Departing UW coaches focused on Rose Bowl
MADISON, Wis. — It would be easy for Wisconsin's coaching staff to fracture beyond repair in the weeks leading up to the team's Jan. 1 Rose Bowl appearance against Stanford. Only 16 days remain for the nine Badgers assistants before they all part in separate directions for new jobs across the country.
In a sense, it feels like the inevitability of the end of summer camp. The hours are ticking down, and everyone knows things will never be the same when it's over.
Yet the Badgers' assistants insist the staff remains unified in an effort to provide Wisconsin with the best opportunity to go out a winner. Coaches are doing it because it's part of being a professional, of course. But they also acknowledge they owe it to Wisconsin's players to try their best given everything the team has battled through to reach this point.
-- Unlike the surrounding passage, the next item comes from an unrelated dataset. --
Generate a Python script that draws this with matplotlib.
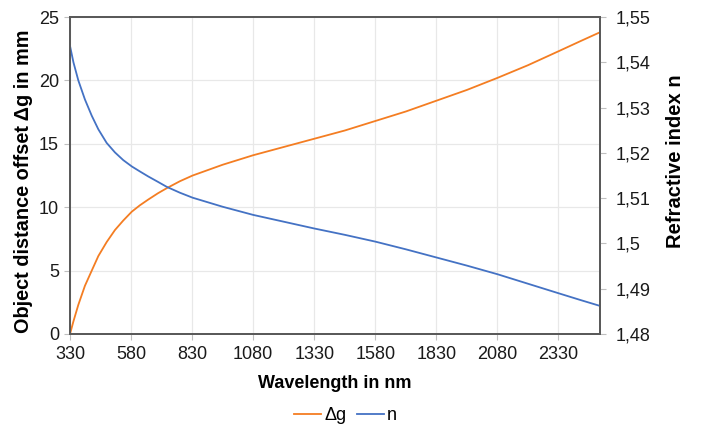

"You've got a really good staff here," Badgers defensive coordinator Chris Ash said. "They're very professional. They understand what they need to do to go out and play this game and give our players a chance to win the game. It's been really nice to watch the guys work together, come together. Preparation has been outstanding so far.
"It is a unique situation. It's going to test your character, test your professionalism, but the guys have been great."
Ash is among six assistant coaches leaving the program after the Rose Bowl. He'll join former Wisconsin head coach Bret Bielema at Arkansas as the team's defensive coordinator. Co-defensive coordinator Charlie Partridge also is headed to Arkansas as the team's defensive line coach.
Offensive coordinator Matt Canada accepted the same position at North Carolina State, where former Wisconsin defensive coordinator Dave Doeren recently became head coach. Tight ends coach Eddie Faulkner is the latest to leave the program, and he'll head to NC State as well.
Wide receivers coach Zach Azzanni will go to Tennessee and linebackers coach Andy Buh has accepted a position at California.
The circumstances have not been easy on anyone associated with the Badgers' program. Bielema accepted the head coaching position at Arkansas on Dec. 4, just three days after Wisconsin demolished Nebraska 70-31 to win the Big Ten championship. His departure threw the rest of the coaching staff for a considerable loop.
Wisconsin athletic director Barry Alvarez, the team's interim coach for the Rose Bowl, has said he is in no rush to find the next head coach and acknowledged Sunday he couldn't hire someone if he wanted to right now. By state law, the school's job posting for the position must remain open through the end of business on Wednesday.
Given the uncertainty surrounding the next coach, most of the current assistants decided to accept jobs elsewhere to protect their families rather than wait to see if a new coach would retain them.
"I came here with the intention of being here for a long, long time and that's what we came here for," said Canada, in his first season at Wisconsin. "That was the plan. Sometimes plans change and you have to trust that and move forward."
Although six assistants already are leaving — and there could be more in the near future — they have agreed to stay on through the Rose Bowl. Wisconsin's players, meanwhile, are the ones left behind in the mess.
"I think the older guys, the mature ones, understand that this is a business and there's going to be change," Alvarez said Sunday night. "I think the kids have been unbelievable. The kids have been great. They've given us good attention. I just talked to the captains. They said the guys have handled it very well. I couldn't be more pleased with the team."
Partridge suggested players in this era handle coaching transition much better than in years past, partly because of the frequency with which it occurs. Next season, several Badgers players will be under the tutelage of their third position coach in as many years.
"I think there's just more awareness that right now the stability that was in college football doesn't quite exist as much as maybe it did 10, 15 years ago," Partridge said. "You just don't see head coaches remain at a place for a long time anymore."
That opinion may be true, but it doesn't make the situation any easier for Wisconsin as it tries to win a Rose Bowl with a coaching staff halfway out the door.